┌──

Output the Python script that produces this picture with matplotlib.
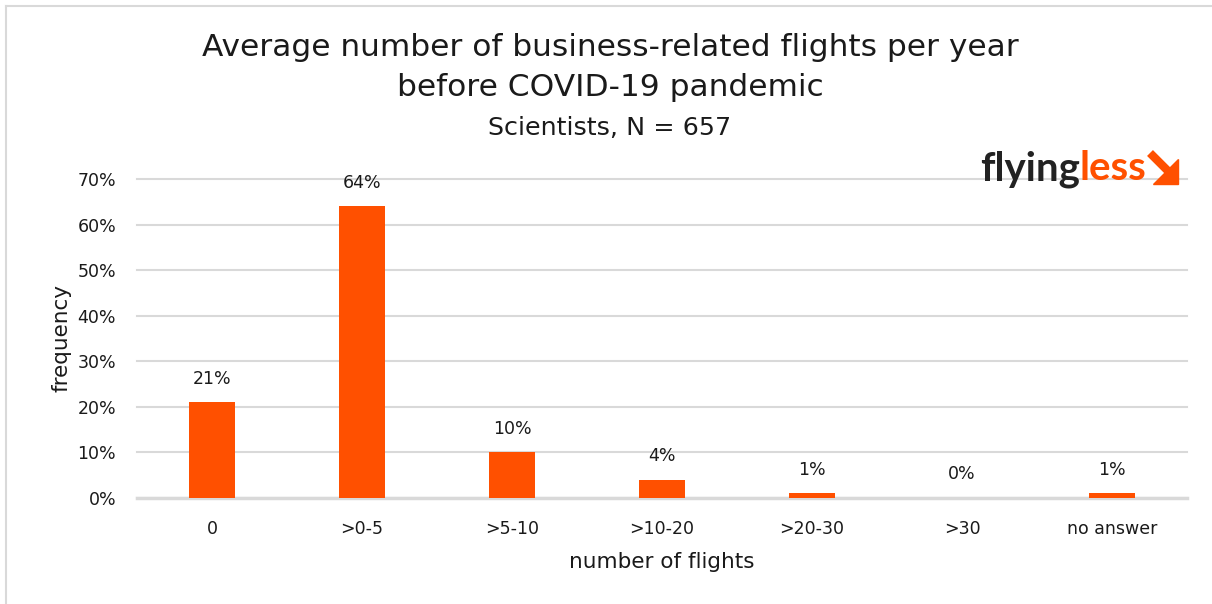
import matplotlib.pyplot as plt
import numpy as np
from matplotlib.lines import Line2D
from matplotlib.patches import Polygon
from matplotlib.ticker import PercentFormatter

categories = ["0", ">0-5", ">5-10", ">10-20", ">20-30", ">30", "no answer"]
values = [21, 64, 10, 4, 1, 0, 1]
yticks = [0, 10, 20, 30, 40, 50, 60, 70]

orange = "#FF5000"
grid_c = "#D9D9D9"
txt_c = "#1a1a1a"
W, H = 1212, 604
plt.rcParams['font.family'] = ['DejaVu Sans']


def px(x, y):
    # pixel position (from top-left) -> figure fraction
    return x / W, 1 - y / H


fig = plt.figure(figsize=(W / 100, H / 100), dpi=100)
ax = fig.add_axes([137 / W, 1 - 498 / H, 1050 / W, 319 / H])

x = np.arange(len(categories))
ax.bar(x, values, width=0.31, color=orange, zorder=3)
for xi, v in zip(x, values):
    ax.annotate(f"{v}%", (xi, v), xytext=(0, 17), textcoords="offset points",
                ha="center", va="center", fontsize=12.5, color=txt_c)

ax.set_xlim(-0.5, len(categories) - 0.5)
ax.set_ylim(0, 70)
ax.set_yticks(yticks)
ax.yaxis.set_major_formatter(PercentFormatter(decimals=0))
ax.set_xticks(x)
ax.set_xticklabels(categories)
ax.tick_params(length=0, labelsize=12.5, colors=txt_c)
ax.tick_params(axis="x", pad=16)
ax.tick_params(axis="y", pad=15)
ax.grid(axis="y", color=grid_c, linewidth=1.5, zorder=0)
for gl in ax.get_ygridlines():
    gl.set_clip_on(False)
for s in ["top", "right", "left"]:
    ax.spines[s].set_visible(False)
ax.spines["bottom"].set_color(grid_c)
ax.spines["bottom"].set_linewidth(2.5)
ax.set_xlabel("number of flights", fontsize=15.5, labelpad=10, color=txt_c)
ax.set_ylabel("frequency", fontsize=15.5, labelpad=4, color=txt_c)

fig.text(*px(610, 47), "Average number of business-related flights per year",
         ha="center", va="center", fontsize=22.5, color=txt_c)
fig.text(*px(610, 88), "before COVID-19 pandemic",
         ha="center", va="center", fontsize=22.5, color=txt_c)
fig.text(*px(610, 128), "Scientists, N = 657",
         ha="center", va="center", fontsize=18.3, color=txt_c)

# logo
t1 = fig.text(*px(980, 169), "flying", ha="left", va="center",
              fontsize=29, color="#222222", fontweight="bold", family="Lato")
fig.canvas.draw()
bb = t1.get_window_extent()
fig.text(bb.x1 / W, 1 - 169 / H, "less", ha="left", va="center",
         fontsize=29, color=orange, fontweight="bold", family="Lato")
fig.add_artist(Line2D(*zip(px(1150, 153), px(1168, 171)), color=orange,
                      linewidth=6, solid_capstyle="butt"))
fig.add_artist(Polygon([px(1178, 159), px(1178, 184), px(1153, 184)],
                       closed=True, color=orange))

# frame
fig.add_artist(Line2D([6 / W, 6 / W], [0, 1 - 6 / H], color=grid_c, linewidth=1.5))
fig.add_artist(Line2D([6 / W, 1], [1 - 6 / H, 1 - 6 / H], color=grid_c, linewidth=1.5))

fig.savefig("out.png", dpi=100)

└──

> _WHAT YOU NEED TO DO_
Reproduce the material above from its first line through the line containing "from matplotlib.ticker import", both ends included, and skip every picture.

> _FINAL RESULT_
Output the Python script that produces this picture with matplotlib.
import matplotlib.pyplot as plt
import numpy as np
from matplotlib.lines import Line2D
from matplotlib.patches import Polygon
from matplotlib.ticker import PercentFormatter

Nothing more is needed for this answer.